== INPUT ROWS ==
====

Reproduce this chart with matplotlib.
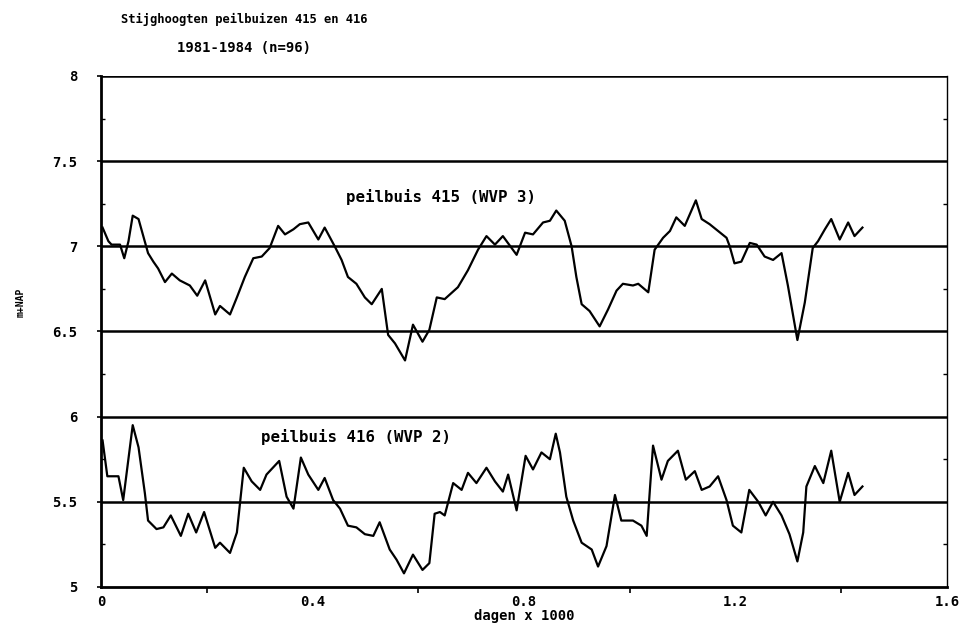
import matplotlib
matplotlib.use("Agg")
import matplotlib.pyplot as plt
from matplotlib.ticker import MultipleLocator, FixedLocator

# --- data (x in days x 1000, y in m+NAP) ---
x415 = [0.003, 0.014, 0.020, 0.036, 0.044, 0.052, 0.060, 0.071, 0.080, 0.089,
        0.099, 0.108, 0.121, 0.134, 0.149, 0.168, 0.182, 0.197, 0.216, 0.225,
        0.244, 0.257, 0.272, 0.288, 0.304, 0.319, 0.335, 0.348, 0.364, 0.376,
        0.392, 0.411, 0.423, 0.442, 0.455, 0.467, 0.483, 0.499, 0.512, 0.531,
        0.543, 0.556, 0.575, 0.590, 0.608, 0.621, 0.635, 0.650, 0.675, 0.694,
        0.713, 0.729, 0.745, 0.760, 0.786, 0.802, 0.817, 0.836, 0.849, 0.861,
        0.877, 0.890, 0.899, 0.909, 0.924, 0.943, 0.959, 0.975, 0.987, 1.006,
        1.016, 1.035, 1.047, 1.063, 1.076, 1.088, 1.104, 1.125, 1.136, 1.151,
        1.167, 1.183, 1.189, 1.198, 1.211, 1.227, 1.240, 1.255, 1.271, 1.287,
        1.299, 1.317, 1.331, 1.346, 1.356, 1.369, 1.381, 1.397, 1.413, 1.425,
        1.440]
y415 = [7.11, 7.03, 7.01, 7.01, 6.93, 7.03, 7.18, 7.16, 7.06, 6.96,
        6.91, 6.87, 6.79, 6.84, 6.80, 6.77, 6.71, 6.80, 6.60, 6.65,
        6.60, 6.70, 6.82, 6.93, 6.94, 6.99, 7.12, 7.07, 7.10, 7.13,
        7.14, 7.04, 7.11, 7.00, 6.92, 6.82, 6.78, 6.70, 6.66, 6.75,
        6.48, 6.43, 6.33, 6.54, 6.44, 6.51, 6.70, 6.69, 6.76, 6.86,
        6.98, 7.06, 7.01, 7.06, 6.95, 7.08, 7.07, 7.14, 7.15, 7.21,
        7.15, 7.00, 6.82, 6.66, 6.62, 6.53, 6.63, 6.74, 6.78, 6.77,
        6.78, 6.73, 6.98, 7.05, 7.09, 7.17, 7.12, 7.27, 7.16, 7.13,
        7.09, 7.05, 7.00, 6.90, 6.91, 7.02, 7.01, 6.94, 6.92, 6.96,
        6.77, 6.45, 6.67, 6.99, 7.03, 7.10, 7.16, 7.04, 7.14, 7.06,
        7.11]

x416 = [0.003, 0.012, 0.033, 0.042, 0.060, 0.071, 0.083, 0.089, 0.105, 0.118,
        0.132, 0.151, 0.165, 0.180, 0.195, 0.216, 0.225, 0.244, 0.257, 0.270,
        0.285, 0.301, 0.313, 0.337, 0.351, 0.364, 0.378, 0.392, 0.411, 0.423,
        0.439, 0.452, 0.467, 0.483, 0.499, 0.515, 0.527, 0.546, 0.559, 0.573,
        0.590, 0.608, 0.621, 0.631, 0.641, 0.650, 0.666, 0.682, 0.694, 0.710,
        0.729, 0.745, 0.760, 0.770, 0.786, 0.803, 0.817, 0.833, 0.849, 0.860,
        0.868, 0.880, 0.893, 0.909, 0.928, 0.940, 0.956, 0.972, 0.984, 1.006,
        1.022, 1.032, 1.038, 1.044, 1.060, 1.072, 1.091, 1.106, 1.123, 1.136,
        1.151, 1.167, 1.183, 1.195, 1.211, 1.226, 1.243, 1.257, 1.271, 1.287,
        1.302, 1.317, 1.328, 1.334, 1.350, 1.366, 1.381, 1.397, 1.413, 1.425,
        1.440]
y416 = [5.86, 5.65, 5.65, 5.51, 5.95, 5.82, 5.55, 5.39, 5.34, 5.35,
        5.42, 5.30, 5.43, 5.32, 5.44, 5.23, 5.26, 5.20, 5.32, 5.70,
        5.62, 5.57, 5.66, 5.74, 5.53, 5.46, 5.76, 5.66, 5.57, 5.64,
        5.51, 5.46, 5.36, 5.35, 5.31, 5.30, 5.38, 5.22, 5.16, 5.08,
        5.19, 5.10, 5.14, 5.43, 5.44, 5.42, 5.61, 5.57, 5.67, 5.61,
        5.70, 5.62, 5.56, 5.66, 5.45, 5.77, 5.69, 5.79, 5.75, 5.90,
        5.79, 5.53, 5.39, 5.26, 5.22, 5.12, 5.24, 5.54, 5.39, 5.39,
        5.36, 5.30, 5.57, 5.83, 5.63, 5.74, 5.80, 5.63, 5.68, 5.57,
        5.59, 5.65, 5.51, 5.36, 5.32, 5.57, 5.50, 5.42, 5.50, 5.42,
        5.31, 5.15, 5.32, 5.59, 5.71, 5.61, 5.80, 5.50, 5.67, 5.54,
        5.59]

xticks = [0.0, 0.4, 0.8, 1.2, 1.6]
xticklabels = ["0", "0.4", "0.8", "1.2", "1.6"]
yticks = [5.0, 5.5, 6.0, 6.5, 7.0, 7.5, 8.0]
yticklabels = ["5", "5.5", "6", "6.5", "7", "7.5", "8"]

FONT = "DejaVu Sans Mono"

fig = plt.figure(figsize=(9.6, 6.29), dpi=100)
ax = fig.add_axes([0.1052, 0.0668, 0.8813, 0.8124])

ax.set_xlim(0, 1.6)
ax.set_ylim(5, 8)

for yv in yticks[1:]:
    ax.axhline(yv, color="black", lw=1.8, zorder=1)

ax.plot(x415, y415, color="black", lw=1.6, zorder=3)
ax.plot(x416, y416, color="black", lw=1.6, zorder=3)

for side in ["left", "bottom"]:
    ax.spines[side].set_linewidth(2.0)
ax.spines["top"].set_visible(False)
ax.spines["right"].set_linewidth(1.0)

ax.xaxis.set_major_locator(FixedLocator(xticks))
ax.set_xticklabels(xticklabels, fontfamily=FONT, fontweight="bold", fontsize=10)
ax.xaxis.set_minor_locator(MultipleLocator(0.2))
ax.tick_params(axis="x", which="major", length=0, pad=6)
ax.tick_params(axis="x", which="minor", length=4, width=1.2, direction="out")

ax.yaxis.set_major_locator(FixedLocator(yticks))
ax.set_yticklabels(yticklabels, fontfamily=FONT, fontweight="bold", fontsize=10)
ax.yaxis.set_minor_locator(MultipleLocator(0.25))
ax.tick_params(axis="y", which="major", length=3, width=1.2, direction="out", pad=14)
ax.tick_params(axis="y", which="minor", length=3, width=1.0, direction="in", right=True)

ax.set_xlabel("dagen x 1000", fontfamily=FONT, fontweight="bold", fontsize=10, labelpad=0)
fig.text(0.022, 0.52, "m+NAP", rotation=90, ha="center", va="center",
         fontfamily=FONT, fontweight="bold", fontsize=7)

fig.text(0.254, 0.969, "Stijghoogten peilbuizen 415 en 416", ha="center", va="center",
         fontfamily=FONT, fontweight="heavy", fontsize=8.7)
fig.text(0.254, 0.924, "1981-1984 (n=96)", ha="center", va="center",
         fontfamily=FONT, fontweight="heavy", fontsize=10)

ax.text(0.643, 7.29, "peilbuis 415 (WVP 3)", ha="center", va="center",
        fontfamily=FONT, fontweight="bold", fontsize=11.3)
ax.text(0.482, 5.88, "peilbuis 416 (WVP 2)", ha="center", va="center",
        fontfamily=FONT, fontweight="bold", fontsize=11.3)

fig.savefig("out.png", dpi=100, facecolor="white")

====

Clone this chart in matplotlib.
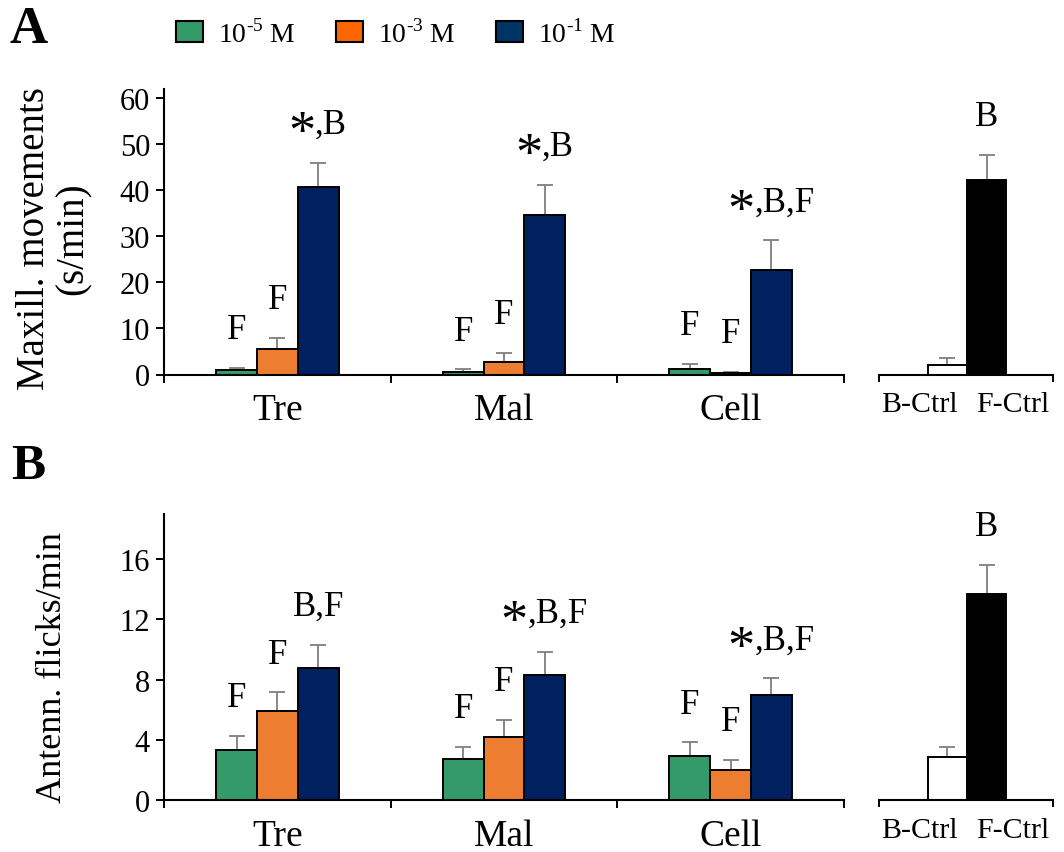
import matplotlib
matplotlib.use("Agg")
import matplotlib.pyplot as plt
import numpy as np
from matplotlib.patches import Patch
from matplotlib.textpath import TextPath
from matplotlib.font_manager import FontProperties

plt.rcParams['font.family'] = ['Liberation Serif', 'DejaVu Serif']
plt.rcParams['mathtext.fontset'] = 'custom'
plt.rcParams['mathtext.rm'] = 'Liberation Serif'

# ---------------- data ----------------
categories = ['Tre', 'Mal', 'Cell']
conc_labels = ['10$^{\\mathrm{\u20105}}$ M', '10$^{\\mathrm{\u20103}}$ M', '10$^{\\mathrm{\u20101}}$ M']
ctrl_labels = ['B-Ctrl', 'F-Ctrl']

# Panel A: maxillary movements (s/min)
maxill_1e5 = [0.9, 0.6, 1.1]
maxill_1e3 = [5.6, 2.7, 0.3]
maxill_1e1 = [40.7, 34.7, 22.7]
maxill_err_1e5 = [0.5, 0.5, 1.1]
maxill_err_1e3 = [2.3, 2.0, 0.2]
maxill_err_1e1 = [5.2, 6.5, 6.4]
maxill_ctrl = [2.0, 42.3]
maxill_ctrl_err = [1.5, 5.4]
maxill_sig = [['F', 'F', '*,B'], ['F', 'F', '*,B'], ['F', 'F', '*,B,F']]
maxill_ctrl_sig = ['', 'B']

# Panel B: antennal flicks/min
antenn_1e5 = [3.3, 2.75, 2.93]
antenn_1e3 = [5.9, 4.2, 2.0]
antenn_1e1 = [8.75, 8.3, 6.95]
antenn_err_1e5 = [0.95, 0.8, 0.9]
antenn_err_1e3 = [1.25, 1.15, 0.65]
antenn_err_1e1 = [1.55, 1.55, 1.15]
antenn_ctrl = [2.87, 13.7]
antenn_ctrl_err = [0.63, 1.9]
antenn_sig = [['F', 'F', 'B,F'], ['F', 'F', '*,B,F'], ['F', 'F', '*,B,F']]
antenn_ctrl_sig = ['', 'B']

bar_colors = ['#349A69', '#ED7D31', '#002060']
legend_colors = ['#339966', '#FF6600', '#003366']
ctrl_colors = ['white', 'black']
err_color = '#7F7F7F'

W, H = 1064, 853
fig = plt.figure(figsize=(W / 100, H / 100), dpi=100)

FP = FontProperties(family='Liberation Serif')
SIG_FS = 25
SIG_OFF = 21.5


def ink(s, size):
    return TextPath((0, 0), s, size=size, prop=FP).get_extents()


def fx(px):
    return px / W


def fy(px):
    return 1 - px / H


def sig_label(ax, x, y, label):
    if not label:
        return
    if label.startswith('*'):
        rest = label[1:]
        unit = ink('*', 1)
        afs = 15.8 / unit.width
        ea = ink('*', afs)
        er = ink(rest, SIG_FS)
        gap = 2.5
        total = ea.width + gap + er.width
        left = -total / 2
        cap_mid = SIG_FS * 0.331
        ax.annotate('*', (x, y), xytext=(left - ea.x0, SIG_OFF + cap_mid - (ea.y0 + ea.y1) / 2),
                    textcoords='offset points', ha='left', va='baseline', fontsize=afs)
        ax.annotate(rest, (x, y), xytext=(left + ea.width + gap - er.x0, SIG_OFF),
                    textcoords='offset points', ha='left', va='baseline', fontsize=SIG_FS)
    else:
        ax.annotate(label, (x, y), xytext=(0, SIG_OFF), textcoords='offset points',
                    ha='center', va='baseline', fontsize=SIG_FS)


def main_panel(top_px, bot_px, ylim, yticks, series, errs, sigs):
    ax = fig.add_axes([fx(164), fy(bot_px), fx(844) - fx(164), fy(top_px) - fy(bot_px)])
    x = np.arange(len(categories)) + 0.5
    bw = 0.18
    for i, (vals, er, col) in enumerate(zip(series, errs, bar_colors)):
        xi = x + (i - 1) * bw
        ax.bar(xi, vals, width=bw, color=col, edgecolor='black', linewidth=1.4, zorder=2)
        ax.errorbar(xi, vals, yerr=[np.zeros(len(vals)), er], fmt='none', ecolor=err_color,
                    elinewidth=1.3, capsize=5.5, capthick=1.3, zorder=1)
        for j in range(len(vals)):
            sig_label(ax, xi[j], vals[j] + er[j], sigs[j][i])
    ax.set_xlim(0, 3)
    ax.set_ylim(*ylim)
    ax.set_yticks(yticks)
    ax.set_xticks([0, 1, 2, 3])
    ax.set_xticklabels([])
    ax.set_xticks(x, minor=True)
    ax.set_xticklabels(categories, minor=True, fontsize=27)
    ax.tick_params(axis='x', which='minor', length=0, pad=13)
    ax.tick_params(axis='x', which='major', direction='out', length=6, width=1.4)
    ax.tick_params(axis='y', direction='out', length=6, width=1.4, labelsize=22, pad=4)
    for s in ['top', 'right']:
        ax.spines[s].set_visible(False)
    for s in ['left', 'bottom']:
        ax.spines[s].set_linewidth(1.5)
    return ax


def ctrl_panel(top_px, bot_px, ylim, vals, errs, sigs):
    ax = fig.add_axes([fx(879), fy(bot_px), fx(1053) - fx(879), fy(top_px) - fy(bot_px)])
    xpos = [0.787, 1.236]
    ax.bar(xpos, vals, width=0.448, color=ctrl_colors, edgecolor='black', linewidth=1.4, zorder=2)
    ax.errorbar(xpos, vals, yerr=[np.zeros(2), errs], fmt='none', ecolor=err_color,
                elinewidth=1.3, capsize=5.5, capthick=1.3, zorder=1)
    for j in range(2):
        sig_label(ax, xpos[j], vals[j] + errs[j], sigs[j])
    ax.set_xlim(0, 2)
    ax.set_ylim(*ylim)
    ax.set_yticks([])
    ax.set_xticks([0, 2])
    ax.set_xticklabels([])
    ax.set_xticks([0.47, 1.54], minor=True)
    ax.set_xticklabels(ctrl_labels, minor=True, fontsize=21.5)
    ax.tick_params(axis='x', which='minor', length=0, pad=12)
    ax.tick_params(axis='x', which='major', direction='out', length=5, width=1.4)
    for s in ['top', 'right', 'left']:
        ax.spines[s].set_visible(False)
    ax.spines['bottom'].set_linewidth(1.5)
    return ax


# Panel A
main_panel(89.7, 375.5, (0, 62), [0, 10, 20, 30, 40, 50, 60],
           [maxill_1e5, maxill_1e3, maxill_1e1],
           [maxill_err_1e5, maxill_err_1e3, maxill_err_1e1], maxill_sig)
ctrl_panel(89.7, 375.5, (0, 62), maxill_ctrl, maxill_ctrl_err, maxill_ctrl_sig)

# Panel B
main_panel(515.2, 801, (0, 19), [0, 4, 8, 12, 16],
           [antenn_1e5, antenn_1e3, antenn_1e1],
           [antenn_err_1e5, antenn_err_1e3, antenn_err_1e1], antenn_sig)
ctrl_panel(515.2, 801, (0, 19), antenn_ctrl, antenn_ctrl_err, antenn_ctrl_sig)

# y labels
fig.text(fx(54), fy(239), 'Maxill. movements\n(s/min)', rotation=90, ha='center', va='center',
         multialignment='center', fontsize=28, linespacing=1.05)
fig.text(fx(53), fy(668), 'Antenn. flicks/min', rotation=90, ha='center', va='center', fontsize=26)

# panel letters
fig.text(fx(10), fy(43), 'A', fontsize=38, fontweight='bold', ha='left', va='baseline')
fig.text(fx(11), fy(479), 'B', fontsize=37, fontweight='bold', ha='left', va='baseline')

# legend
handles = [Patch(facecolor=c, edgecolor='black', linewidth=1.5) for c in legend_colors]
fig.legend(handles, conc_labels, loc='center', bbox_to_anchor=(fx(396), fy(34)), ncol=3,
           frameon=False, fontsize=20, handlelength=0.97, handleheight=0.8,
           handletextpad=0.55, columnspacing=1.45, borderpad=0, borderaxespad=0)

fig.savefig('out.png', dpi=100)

====

== EXERCISE DESCRIPTION ==
Only the lines from the one with "Clone this chart in matplotlib." through the one with "from matplotlib.font_manager import" belong in your copy; retype them exactly and drop any pictures.

== RESULT OF THE TASK ==
Clone this chart in matplotlib.
import matplotlib
matplotlib.use("Agg")
import matplotlib.pyplot as plt
import numpy as np
from matplotlib.patches import Patch
from matplotlib.textpath import TextPath
from matplotlib.font_manager import FontProperties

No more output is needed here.